On the normal human calendar, August would have ended on the 31st. But when you are attempting to make numbers, some numbers don’t matter. Like the ones on a calendar.
There is confusion in many sales teams on when the books are closed and a new month/quarter/year opens. (This never happened in any organization Your Business Professor was in. No Never Ever Never.)
The bewilderment starts when a sale is made. The transaction is immediately noted as revenue even if no cash is received or any product is shipped.
This is where the pressure for income leads to creative calendaring. Here the Space-Time Continuum is stretched. The sale is booked and the product is not shipped but held toward a later date when the customer actually needs the inventory.
When the customer takes ownership of the product is ignored until much later.
For example, in the ordinary course of commerce, a product is sold in the last week of March. Normal delivery is two weeks. The sale is made in the first quarter and delivered in the second quarter.
Time is needed for a transaction to clear. Simple and honest.
Even the Internal Revenue Service recognizes this. For instance, you write a check dated December 31st and mail it to your favorite tax-exempt charity; it arrives on, say, January 6th. Whenever the non-profit makes the deposit in January, the tax deduction is allowed in December.
(There might be some who would write and mail a check in January but backdate it to December 31st. Or so I’ve been told.)
The actual cash is seen in January but all the accounting action, the debits and credits, are accrued in December.
But there are instances when managers feel the need to inflate or maintain sales to please the stock market, investors, or the boss. Or to make a personal bonus.
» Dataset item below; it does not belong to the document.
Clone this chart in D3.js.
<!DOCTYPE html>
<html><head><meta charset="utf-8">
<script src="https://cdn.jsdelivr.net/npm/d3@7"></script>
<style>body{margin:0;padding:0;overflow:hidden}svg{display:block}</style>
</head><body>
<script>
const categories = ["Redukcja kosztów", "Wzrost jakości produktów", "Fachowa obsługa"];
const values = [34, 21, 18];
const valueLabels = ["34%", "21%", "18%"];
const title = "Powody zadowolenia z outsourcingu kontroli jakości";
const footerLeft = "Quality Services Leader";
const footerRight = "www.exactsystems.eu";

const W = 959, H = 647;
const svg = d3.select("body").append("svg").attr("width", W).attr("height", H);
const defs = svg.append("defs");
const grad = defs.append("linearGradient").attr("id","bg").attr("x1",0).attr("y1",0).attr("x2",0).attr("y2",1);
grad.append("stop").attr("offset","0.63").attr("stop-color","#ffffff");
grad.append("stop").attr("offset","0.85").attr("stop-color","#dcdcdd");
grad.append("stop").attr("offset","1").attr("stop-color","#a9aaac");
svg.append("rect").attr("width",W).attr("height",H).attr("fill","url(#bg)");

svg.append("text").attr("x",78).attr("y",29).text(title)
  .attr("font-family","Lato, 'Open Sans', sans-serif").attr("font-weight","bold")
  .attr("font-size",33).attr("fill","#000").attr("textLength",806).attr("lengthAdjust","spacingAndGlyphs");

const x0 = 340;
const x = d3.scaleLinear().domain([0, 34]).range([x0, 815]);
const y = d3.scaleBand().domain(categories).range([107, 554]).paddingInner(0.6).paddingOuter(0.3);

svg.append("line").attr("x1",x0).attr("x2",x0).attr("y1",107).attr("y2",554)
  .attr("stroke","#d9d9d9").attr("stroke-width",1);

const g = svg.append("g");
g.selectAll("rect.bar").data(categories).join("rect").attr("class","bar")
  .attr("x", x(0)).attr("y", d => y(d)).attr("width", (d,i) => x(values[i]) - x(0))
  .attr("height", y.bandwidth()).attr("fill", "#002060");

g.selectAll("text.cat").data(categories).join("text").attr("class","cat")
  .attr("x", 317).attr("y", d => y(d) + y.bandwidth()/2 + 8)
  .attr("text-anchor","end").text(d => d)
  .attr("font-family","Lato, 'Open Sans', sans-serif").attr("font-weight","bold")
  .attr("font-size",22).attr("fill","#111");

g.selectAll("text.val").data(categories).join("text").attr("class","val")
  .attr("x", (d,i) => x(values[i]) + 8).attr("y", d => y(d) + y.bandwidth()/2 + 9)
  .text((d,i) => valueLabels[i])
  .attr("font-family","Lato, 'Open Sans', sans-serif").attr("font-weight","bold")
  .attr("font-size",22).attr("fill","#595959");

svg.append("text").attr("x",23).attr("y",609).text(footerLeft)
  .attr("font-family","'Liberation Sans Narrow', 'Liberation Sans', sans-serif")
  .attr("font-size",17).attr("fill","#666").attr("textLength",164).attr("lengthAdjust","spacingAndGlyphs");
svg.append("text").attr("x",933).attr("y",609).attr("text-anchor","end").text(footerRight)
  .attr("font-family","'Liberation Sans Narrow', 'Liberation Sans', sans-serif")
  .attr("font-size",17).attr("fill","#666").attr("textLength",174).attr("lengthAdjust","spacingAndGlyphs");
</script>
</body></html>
The line is crossed when the sales guy calls his favorite clients and asks for a favor. For instance, it is at the end of the quarter and the story will sound something like this,
Sales Representative, “Hello favorite customer, can you reorder the xyz product?”
Favorite Customer, “It’s a little early, we won’t need it for another month and a half…”
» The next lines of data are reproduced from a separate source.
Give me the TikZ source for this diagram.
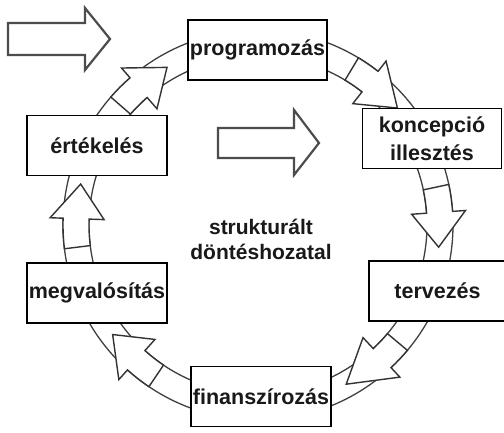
\documentclass[tikz,border=0pt]{standalone}
\usepackage{fontspec}
\setmainfont{Liberation Sans}
\begin{document}
\begin{tikzpicture}[x=1pt,y=-1pt]
\tikzset{
  box/.style={draw=black, line width=1.6pt, fill=white, minimum width=139pt, minimum height=60pt,
    inner sep=0pt, align=center, text=black!90, font=\bfseries\fontsize{21.5}{28}\selectfont},
  ringline/.style={draw=black!75, line width=1.3pt},
  ringarr/.style={draw=black!80, line width=1.4pt, fill=white, line join=miter},
  bigarr/.style={draw=black!70, line width=2.2pt, fill=white, line join=miter},
  centertext/.style={align=center, text=black!90, font=\bfseries\fontsize{21}{25}\selectfont}
}
\newcommand\ringarrow[3]{%
  \draw[ringarr] (#1:195) arc[start angle=#1, end angle=#2, radius=195]
    -- (#2:208) -- (#3:182) -- (#2:154) -- (#2:169)
    arc[start angle=#2, end angle=#1, radius=169] -- cycle;}
\useasboundingbox (0,0) rectangle (504,433);
\fill[white] (0,0) rectangle (504,433);
% ring and its arrows
\begin{scope}[shift={(258,225)}, yscale=-1]
  \coordinate (ringcentre) at (0,0);
  \draw[ringline] (ringcentre) circle[radius=195];
  \draw[ringline] (ringcentre) circle[radius=169];
  \ringarrow{139}{131}{120}
  \ringarrow{59}{52}{40}
  \ringarrow{12}{4}{-7}
  \ringarrow{-40}{-47}{-61}
  \ringarrow{236}{228}{217}
  \ringarrow{187}{178}{167}
\end{scope}
% boxes
\node[box] (prog) at (257.5,50) {programozás};
\node[box] (konc) at (432,138.5) {koncepció\\illesztés};
\node[box, minimum width=137pt] (terv) at (437.5,291) {tervezés};
\node[box, minimum width=140pt] (fin) at (261,396.5) {finanszírozás};
\node[box, minimum width=140pt] (megv) at (97,293) {megvalósítás};
\node[box, minimum width=140pt] (ert) at (97,145.5) {értékelés};
% centre label
\node[centertext] (label) at (261,239) {strukturált\\döntéshozatal};
% big hollow arrows
\draw[bigarr] (8,23) -- (85,23) -- (85,8) -- (110,39) -- (85,70) -- (85,55) -- (8,55) -- cycle;
\draw[bigarr] (218,128) -- (294,128) -- (294,110) -- (319,143) -- (294,175) -- (294,158) -- (218,158) -- cycle;
\end{tikzpicture}
\end{document}
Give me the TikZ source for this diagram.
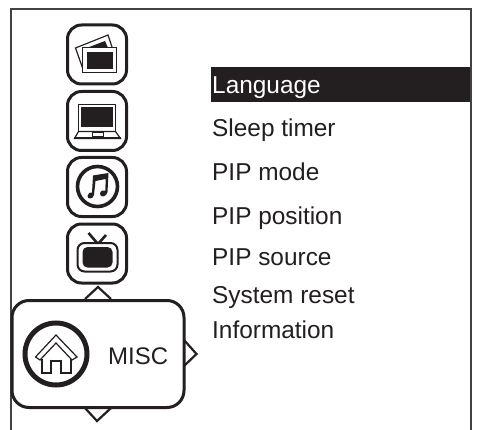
\documentclass[tikz,border=0pt]{standalone}
\usepackage{fontspec}
\setmainfont{Liberation Sans}
\definecolor{ink}{HTML}{231F20}
\tikzset{
 iconbox/.style={draw=ink,line width=3pt,rounded corners=14pt,fill=white},
 menuitem/.style={anchor=base west,inner sep=0pt,text=ink,font=\fontsize{24.4}{24.4}\selectfont},
 tri/.style={draw=ink,line width=2.2pt,fill=white,line join=miter},
 thinline/.style={draw=ink,line width=1.2pt,fill=white},
}
\begin{document}
\begin{tikzpicture}[x=1pt,y=-1pt]
\useasboundingbox (0,0) rectangle (481,430);
\fill[white] (0,0) rectangle (481,430);
\draw[draw=ink!85,line width=2pt] (11,430) -- (11,9.5) -- (471,9.5) -- (471,430);
% highlighted row
\fill[ink] (211,67) rectangle (470.2,102);
\node[menuitem,text=white] (lang) at (212,94) {Language};
\node[menuitem] (sleep) at (212,137) {Sleep timer};
\node[menuitem] (pipm) at (212,181) {PIP mode};
\node[menuitem] (pipp) at (212,225) {PIP position};
\node[menuitem] (pips) at (212,265) {PIP source};
\node[menuitem] (sysr) at (212,303) {System reset};
\node[menuitem] (info) at (212,338) {Information};
% icon boxes
\draw[iconbox] (67.5,25) rectangle (126.5,84);
\draw[iconbox] (67.5,91.5) rectangle (126.5,150.5);
\draw[iconbox] (67.5,157.5) rectangle (126.5,216.5);
\draw[iconbox] (67.5,224) rectangle (126.5,283);
% photos icon
\draw[thinline] (75.5,48) -- (108,35) -- (113,50) -- (84,72) -- cycle;
\fill[ink] (84,49) -- (105,41) -- (109,50) -- (86,62) -- cycle;
\draw[thinline] (82.5,47.5) rectangle (116.5,72.5);
\fill[ink] (86.5,52) rectangle (113,69);
% laptop icon
\draw[thinline] (78.5,104.5) rectangle (115.5,131.5);
\fill[ink] (81,107) rectangle (113,127);
\draw[thinline] (78.5,131.5) -- (115.5,131.5) -- (120.5,138.5) -- (74.5,138.5) -- cycle;
\draw[draw=ink,line width=1pt] (74,137.5) -- (120.5,137.5);
\draw[draw=ink,line width=.7pt] (92,132.5) rectangle (103,136);
% music icon
\draw[draw=ink,line width=3.6pt] (97.5,186.5) circle (20);
\fill[ink] (93,175.5) -- (108.5,173) -- (107.5,192) .. controls (107,197) and (100,198) .. (100,194) .. controls (100,191) and (103,189.5) .. (105.3,190.5) -- (105.7,179) -- (95.5,181) -- (94,195) .. controls (93,200) and (87,199) .. (87.5,196) .. controls (88,193) and (90,192) .. (92,192.5) -- cycle;
% tv icon
\draw[draw=ink,line width=2.6pt] (98,244) -- (88.5,233);
\draw[draw=ink,line width=2.6pt] (98,244) -- (106,235);
\draw[draw=ink,line width=2pt,rounded corners=7pt,fill=white] (77.5,243) rectangle (117.5,271.5);
\fill[ink,rounded corners=5pt] (82.5,247) rectangle (112.5,267.5);
% small triangle above the MISC box
\draw[tri] (85,299) -- (98,287) -- (111,299);
% MISC box triangles
\draw[tri] (184,340) -- (196.5,354) -- (184,366);
\draw[tri] (85,408) -- (97,421) -- (111,408);
% MISC box
\draw[draw=ink,line width=3pt,rounded corners=17pt,fill=white] (12,300.5) rectangle (184,407.5);
\draw[draw=ink,line width=5pt] (56,354) circle (31);
\draw[draw=ink,line width=1.2pt,line join=miter] (35.5,357) -- (56,335) -- (77,357) -- (72,360) -- (56,343) -- (40,360) -- cycle;
\draw[draw=ink,line width=1.2pt,line join=miter] (42,359) -- (42,373) -- (51,373) -- (51,361) -- (61,361) -- (61,373) -- (71,373) -- (71,359);
\node[menuitem,font=\fontsize{24}{24}\selectfont] (misc) at (108,364) {MISC};
\end{tikzpicture}
\end{document}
Our sales professional is in the running for Salesman of the Year and could win a cruise to Bermuda with golfing at St. George’s (designed by RTJ). He needs this order now.
Sales Rep, “I can get you another 10% off!”
Fav Customer, “Sounds good, but we just don’t have the space for the extra inventory. Sorry.”
Got ‘em thinks the rep, now we’re just negotiating delivery.
Sales Rep, “If you can do a purchase order today, we’ll hold and ship in six weeks.”
Fav Customer, “10 percent off now and we’ll take delivery in six weeks?”
“Does that sound reasonable?” The Sales Rep knows to always answer a question with a question.
“OK,” says Fav Customer, “The P.O. number is 09-04-14-7 and I don’t want to see it for a month and a half.”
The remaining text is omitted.